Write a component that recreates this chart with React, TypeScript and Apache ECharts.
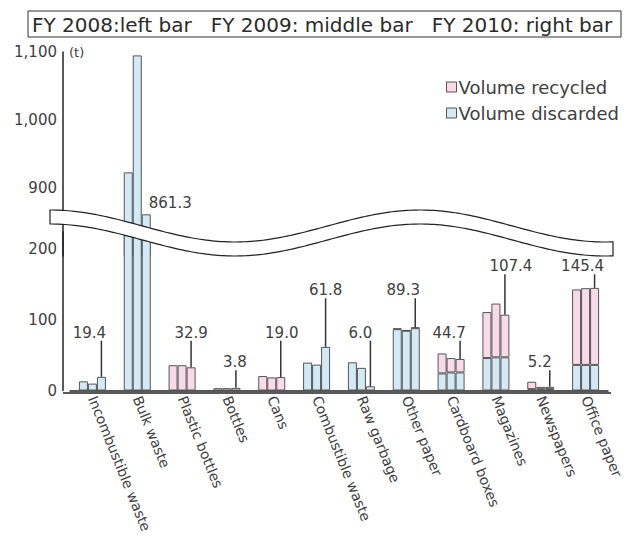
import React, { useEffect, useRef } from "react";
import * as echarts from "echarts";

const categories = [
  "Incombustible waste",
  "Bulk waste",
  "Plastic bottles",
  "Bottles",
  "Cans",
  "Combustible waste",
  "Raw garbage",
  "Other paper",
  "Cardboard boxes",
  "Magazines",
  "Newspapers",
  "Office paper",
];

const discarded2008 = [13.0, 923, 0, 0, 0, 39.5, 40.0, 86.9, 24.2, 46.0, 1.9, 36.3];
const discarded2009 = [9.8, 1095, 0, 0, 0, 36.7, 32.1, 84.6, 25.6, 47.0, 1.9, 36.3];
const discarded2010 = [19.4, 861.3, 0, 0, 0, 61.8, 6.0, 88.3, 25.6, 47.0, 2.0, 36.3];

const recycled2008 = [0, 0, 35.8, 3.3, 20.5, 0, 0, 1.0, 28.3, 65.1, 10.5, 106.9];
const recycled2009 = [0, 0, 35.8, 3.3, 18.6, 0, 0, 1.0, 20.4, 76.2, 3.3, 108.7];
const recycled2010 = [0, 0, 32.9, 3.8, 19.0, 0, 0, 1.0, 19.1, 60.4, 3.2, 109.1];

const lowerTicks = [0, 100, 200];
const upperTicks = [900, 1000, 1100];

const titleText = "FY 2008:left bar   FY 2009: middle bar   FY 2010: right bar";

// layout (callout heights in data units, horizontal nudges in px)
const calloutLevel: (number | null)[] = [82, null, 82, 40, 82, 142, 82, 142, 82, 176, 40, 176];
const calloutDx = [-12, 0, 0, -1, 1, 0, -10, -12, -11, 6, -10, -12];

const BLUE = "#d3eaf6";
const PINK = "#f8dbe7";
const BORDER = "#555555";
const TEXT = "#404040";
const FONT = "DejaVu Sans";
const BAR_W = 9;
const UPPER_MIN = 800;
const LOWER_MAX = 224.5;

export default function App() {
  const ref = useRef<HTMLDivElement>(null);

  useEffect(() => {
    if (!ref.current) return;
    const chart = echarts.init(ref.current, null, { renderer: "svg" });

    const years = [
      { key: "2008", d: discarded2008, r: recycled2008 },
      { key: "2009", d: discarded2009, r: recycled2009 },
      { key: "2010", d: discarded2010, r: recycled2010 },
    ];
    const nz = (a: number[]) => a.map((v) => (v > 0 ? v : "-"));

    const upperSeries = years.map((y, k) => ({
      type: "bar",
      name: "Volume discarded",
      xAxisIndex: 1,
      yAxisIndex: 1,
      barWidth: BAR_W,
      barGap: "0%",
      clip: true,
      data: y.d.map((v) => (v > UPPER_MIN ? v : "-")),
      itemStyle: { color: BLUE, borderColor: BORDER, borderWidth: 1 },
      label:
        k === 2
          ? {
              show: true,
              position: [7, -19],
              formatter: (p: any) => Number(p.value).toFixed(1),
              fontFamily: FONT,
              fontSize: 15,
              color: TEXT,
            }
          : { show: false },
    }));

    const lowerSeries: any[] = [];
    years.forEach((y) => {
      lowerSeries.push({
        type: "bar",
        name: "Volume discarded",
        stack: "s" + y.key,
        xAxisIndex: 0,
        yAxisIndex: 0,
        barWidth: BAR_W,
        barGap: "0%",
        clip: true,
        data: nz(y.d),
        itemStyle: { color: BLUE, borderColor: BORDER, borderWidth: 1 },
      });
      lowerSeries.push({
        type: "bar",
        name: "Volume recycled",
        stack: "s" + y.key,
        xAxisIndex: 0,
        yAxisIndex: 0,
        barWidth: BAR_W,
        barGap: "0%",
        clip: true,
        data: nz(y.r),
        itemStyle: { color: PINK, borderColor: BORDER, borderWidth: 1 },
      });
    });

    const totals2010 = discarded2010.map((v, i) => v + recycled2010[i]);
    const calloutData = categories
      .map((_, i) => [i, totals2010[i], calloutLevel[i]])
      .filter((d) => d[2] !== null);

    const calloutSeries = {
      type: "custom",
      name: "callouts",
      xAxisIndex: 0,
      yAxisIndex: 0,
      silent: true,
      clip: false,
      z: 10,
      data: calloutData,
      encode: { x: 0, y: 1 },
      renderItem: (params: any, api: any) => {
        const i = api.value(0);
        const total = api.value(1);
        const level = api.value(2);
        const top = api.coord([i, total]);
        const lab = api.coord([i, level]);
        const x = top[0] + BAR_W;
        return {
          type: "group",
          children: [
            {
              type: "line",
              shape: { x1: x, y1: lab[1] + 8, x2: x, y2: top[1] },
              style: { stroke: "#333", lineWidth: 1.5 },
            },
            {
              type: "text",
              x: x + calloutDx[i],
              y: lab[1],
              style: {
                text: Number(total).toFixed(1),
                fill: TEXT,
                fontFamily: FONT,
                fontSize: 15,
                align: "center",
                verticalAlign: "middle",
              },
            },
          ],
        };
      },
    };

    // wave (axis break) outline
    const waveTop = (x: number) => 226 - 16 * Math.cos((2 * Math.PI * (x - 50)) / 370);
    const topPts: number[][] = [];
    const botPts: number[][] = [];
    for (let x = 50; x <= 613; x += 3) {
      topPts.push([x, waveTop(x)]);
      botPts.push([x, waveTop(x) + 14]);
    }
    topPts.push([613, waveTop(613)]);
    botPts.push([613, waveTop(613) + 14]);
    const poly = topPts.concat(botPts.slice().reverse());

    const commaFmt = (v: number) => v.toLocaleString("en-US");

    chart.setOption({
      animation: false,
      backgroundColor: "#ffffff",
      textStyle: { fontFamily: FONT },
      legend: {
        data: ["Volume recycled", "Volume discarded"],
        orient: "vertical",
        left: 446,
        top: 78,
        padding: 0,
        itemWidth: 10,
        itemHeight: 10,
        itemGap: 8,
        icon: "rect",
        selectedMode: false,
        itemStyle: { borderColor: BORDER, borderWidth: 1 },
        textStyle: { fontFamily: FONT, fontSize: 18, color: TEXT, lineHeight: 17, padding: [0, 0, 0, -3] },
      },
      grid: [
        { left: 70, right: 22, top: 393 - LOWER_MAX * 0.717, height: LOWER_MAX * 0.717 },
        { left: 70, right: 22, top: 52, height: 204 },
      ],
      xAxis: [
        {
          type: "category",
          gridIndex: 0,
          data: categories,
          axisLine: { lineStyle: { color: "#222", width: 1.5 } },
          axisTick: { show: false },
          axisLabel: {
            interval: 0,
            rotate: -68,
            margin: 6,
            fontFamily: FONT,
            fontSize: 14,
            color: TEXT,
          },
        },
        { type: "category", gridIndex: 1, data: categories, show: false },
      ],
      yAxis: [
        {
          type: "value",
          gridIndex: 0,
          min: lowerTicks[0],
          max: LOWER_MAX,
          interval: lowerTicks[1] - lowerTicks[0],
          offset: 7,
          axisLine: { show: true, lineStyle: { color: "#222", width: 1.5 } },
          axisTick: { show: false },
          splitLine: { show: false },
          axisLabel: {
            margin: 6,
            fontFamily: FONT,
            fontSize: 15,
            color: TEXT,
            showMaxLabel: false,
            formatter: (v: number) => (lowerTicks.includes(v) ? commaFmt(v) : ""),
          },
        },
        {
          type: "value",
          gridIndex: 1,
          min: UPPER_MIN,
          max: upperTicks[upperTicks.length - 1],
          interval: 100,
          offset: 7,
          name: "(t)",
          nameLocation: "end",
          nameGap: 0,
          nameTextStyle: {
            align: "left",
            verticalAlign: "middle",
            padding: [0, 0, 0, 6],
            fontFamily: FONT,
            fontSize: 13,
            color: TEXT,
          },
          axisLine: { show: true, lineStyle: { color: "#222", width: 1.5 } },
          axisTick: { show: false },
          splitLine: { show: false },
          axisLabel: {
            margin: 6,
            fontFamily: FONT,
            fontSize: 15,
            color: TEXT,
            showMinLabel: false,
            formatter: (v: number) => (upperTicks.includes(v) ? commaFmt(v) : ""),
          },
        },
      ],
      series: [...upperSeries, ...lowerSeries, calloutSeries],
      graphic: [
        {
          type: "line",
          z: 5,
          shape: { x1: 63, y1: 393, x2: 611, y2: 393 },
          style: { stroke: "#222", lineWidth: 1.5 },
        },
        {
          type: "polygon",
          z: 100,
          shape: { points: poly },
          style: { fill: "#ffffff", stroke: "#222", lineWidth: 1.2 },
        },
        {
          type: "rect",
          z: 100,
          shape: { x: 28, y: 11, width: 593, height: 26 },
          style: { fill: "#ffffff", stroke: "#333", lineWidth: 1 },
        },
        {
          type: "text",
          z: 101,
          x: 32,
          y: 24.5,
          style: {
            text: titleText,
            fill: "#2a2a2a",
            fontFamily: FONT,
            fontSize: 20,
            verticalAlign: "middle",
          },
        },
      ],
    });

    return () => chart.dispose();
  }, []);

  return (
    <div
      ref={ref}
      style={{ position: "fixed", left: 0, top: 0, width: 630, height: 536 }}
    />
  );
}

--

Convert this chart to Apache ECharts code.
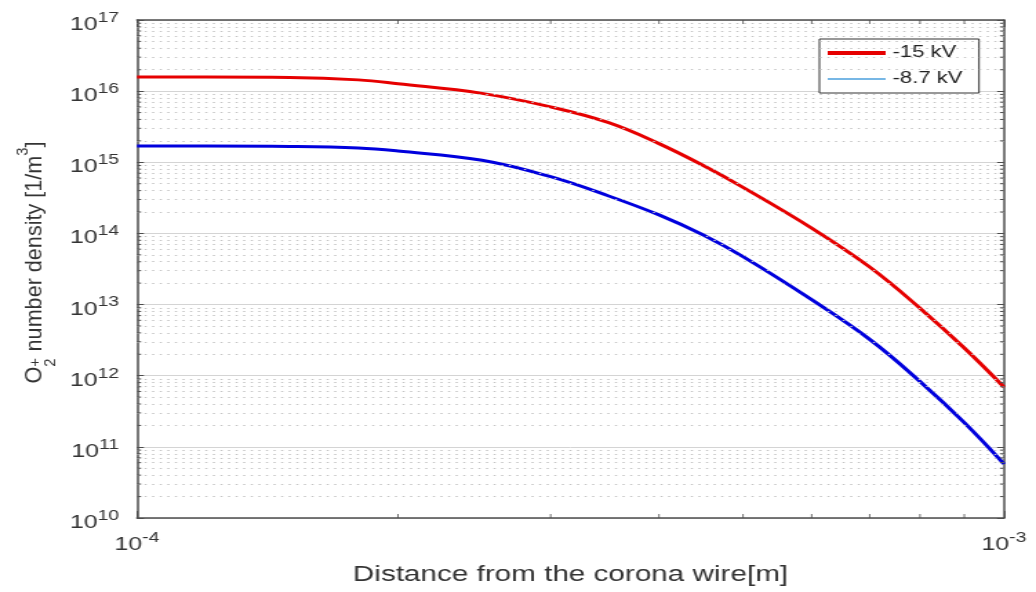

==

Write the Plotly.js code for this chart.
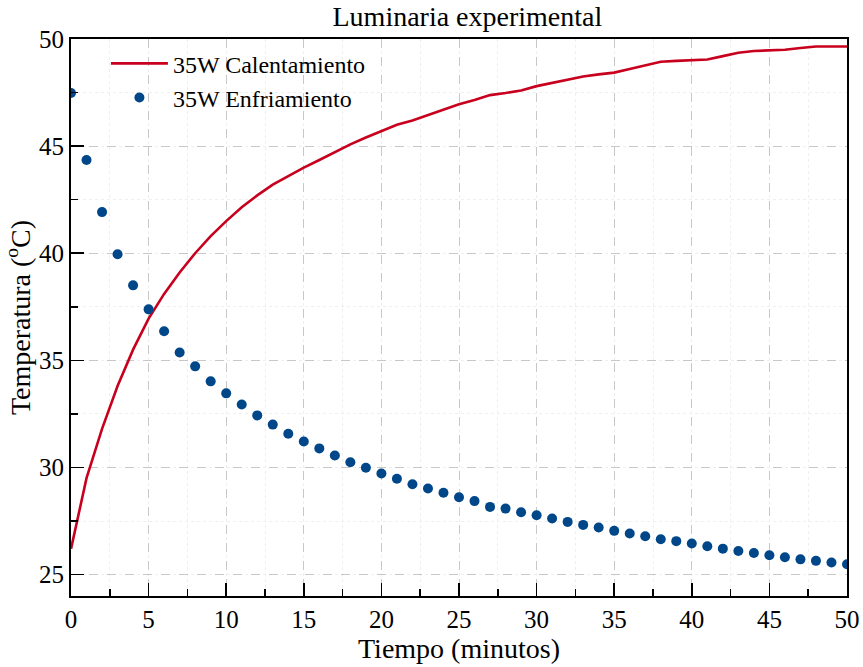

Directions for this task
Give the lines above again exactly, from the one containing "Write a component" to the one containing "import * as", both included, but leave out the pictures.

Reply
Write a component that recreates this chart with React, TypeScript and Apache ECharts.
import React, { useEffect, useRef } from "react";
import * as echarts from "echarts";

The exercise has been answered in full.